Un avantage pour les francophones

Le directeur général de l’Association des juristes d’expression française du Manitoba (AJEFM), Tarik Daoudi, souligne que la directive de pratique de la Cour du Banc du Roi vient souligner l’importance du bilinguisme législatif.

La jurisprudence part de la base que les deux versions sont également authentiques et ont la même valeur, rappelle-t-il. C’est bien sûr un peu exceptionnel, mais parfois, il va y avoir une petite différence bien que les législateurs aient tenté de faire une version vraiment aussi identique que possible.

C’est juste la nature de la langue qui fait que, parfois, en application à une situation de fait particulière, il peut y avoir une différence entre l’interprétation des deux versions, poursuit-il.

Un jeune homme souriant assis.
Tarik Daoudi est le directeur général de l’Association des juristes d’expression française du Manitoba.
PHOTO : TARIK DAOUDI

Il estime que cela bénéficie aux avocats francophones. Ça crée un avantage pour ceux qui ont au moins une compréhension du français ou qui peuvent étudier les deux versions des lois, en anglais et en français, souligne Tarik Daoudi.

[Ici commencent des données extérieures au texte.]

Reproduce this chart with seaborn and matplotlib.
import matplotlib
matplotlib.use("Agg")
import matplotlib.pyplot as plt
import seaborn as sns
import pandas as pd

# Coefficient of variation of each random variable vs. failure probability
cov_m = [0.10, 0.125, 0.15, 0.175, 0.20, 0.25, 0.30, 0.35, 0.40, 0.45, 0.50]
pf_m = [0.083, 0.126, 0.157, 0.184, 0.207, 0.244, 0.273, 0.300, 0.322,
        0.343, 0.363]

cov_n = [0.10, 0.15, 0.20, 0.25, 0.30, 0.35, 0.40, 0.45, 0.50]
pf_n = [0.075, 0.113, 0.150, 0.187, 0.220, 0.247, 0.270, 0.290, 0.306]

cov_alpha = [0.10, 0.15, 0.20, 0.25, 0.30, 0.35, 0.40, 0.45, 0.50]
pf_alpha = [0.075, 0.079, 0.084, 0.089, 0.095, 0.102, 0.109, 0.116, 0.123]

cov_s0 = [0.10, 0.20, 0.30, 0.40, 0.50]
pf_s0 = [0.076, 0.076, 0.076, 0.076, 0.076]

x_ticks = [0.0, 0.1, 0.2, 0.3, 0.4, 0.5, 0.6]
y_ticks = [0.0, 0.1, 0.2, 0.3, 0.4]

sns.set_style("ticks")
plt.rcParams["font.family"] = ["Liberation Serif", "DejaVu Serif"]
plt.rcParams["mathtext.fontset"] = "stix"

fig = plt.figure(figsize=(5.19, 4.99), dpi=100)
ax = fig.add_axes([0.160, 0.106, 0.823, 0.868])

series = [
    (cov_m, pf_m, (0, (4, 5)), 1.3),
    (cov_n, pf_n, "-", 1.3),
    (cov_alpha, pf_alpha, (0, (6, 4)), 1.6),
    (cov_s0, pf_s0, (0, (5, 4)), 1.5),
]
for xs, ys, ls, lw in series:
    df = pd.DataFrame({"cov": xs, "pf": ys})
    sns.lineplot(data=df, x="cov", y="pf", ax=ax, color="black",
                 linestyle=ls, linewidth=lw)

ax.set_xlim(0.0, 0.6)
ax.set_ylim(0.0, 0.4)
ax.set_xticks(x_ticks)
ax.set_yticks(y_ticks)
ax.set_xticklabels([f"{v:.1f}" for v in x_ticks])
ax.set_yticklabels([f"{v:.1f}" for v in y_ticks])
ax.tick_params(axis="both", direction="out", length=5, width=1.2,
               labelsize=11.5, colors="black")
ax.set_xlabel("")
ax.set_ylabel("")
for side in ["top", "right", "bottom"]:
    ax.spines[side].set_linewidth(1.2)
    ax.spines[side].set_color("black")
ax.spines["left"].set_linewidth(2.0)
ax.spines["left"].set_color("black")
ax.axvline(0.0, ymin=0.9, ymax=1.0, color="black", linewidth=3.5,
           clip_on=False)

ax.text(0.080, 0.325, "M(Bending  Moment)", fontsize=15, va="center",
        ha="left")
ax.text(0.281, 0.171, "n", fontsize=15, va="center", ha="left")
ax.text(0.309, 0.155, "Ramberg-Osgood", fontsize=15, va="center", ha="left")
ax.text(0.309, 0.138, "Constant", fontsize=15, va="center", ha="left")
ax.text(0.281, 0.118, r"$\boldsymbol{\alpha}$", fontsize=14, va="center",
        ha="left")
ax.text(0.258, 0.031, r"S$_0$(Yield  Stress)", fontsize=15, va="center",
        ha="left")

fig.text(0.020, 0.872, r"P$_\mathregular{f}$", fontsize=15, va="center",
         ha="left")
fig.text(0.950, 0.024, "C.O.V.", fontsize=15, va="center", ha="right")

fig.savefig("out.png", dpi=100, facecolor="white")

Il inscrit cette directive de pratique dans une belle séquence de mesures de ce genre, pour les francophones.

Au cours de la dernière année, les trois tribunaux judiciaires du Manitoba ont changé leurs règlements pour exiger que les avocats citent les versions bilingues de toute loi qui existe en français et en anglais.

Il s’agissait d’une demande de l’AJEFM, qui voulait sensibiliser davantage la profession au rôle du français dans les tribunaux manitobains.